__Task description__
How many lines of the material below contain the string "this"? Answer with the number and nothing else.

__Supplied records__

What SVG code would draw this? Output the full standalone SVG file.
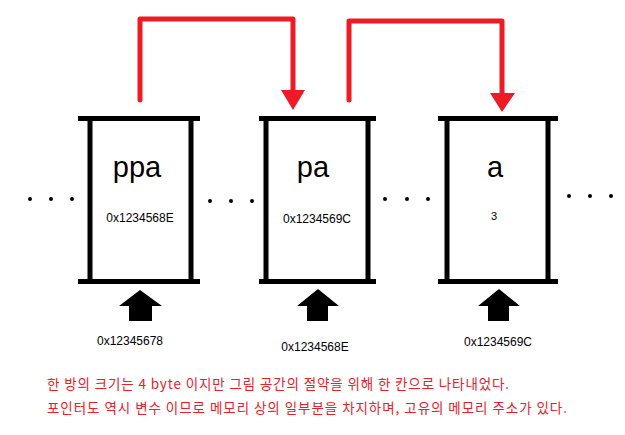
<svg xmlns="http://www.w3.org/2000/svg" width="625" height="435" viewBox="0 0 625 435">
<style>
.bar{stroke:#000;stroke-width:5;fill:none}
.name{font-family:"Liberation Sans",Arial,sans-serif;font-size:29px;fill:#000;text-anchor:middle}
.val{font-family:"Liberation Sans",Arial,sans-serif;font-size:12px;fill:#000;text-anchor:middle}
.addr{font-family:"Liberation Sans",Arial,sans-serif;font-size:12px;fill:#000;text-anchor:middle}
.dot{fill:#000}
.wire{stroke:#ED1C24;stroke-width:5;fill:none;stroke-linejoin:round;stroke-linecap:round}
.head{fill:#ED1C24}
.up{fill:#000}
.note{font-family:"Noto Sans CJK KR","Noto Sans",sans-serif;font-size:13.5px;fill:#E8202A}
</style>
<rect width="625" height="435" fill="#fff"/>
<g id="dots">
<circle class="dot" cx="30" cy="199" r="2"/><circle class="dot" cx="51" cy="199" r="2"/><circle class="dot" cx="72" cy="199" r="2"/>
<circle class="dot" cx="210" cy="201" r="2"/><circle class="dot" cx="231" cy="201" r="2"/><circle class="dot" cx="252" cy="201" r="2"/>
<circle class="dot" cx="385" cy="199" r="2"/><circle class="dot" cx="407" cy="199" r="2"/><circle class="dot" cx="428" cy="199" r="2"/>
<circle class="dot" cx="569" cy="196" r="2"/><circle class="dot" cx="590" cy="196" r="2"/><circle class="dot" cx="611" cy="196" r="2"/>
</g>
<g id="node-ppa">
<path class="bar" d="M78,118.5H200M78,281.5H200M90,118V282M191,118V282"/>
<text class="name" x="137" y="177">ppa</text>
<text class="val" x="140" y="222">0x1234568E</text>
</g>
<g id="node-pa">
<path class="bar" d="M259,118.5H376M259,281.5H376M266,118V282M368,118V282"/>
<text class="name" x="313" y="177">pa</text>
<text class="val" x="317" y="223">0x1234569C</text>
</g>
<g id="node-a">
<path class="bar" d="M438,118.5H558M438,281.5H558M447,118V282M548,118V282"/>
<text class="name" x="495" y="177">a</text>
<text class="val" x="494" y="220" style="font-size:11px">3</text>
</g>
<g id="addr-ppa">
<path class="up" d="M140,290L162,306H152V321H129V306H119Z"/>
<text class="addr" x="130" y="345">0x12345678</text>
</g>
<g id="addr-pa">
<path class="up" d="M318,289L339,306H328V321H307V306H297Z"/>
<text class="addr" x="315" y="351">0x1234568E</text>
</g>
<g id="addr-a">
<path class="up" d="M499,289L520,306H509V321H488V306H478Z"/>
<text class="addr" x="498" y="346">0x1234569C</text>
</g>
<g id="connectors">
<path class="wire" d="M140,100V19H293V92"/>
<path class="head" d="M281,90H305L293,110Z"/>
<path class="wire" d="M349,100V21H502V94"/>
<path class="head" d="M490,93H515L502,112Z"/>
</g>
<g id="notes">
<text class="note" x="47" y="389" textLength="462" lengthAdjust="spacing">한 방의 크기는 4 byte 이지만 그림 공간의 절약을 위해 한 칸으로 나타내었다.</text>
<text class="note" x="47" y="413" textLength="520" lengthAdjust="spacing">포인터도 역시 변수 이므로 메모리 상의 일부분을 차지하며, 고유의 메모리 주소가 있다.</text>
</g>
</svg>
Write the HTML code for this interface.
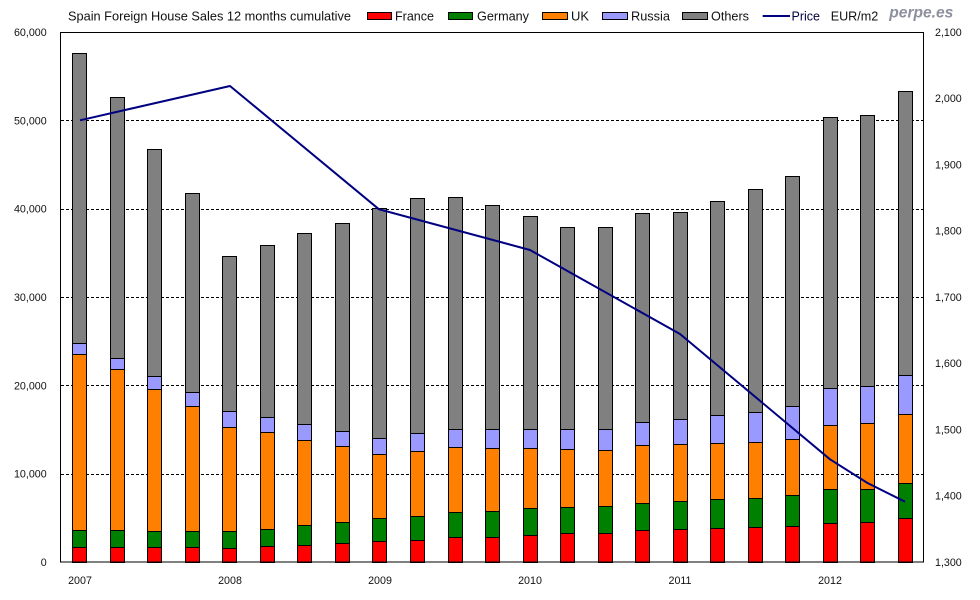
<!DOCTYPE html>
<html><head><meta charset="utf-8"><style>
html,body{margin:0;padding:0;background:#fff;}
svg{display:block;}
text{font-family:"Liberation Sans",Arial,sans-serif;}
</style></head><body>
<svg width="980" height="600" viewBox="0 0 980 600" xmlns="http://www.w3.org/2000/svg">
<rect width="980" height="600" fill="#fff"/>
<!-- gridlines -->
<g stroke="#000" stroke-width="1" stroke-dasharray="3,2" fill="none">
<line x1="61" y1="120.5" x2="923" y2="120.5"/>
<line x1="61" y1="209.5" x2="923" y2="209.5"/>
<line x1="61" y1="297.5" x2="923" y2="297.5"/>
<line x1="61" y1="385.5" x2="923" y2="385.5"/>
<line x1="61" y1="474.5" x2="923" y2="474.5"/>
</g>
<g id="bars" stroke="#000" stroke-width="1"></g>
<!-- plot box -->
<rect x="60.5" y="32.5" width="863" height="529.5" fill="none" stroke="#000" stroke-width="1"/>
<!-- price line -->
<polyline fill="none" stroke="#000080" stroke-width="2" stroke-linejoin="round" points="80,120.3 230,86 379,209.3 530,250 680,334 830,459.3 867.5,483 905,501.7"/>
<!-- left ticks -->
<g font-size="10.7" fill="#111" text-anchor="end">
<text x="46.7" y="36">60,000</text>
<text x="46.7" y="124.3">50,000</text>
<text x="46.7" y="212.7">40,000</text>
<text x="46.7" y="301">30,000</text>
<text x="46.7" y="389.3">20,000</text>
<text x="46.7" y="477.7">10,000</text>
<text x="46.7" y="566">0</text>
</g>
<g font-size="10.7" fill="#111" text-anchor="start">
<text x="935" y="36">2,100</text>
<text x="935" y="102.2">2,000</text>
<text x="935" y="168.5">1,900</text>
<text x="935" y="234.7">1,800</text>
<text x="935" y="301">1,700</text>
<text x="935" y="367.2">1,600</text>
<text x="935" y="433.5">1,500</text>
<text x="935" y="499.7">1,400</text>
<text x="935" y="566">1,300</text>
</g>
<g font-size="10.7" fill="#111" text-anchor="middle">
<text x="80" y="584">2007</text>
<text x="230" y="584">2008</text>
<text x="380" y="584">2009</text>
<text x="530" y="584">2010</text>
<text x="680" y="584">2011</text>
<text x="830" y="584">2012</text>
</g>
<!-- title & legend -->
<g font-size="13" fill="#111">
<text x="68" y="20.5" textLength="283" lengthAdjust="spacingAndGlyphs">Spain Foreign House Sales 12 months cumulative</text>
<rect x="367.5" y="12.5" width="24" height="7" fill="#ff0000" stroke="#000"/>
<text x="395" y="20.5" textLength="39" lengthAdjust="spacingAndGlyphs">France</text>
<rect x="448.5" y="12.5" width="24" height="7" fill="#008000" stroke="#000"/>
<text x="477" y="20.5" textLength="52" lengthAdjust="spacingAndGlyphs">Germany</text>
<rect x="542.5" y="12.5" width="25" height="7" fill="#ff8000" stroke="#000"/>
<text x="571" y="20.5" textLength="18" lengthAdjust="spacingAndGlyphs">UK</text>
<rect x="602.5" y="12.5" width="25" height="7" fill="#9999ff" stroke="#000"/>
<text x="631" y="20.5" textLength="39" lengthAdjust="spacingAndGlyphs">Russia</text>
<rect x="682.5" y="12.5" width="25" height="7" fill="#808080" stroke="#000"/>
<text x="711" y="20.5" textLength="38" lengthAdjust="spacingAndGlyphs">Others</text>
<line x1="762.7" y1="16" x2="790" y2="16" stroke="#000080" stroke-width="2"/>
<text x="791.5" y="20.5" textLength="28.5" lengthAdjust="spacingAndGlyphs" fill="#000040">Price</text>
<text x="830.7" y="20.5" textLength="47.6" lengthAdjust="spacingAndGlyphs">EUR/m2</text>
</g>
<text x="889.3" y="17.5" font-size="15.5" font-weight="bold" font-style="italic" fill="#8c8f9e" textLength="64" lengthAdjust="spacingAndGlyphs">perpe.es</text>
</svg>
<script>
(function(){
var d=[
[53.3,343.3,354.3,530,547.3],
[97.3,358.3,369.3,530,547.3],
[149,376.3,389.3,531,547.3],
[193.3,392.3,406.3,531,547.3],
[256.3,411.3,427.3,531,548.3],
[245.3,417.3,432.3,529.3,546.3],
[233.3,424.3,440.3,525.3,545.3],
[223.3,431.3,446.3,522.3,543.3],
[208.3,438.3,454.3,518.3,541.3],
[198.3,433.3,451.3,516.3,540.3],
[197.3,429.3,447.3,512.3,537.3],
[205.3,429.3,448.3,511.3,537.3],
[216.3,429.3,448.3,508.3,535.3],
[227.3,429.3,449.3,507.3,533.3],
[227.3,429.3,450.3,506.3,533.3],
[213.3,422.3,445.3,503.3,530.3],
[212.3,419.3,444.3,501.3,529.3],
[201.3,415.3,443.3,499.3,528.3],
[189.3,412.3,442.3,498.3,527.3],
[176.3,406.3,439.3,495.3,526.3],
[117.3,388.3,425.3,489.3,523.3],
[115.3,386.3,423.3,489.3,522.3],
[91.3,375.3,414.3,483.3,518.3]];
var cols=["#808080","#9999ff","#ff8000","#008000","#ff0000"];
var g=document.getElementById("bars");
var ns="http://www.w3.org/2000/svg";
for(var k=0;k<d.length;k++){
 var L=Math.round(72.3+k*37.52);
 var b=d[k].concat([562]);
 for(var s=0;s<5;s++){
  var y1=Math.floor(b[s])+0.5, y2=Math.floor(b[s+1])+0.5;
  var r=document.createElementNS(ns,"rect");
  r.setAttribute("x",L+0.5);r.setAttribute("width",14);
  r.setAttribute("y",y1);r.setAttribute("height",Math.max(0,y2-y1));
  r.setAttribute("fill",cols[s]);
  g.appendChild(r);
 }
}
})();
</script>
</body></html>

__Task response__
2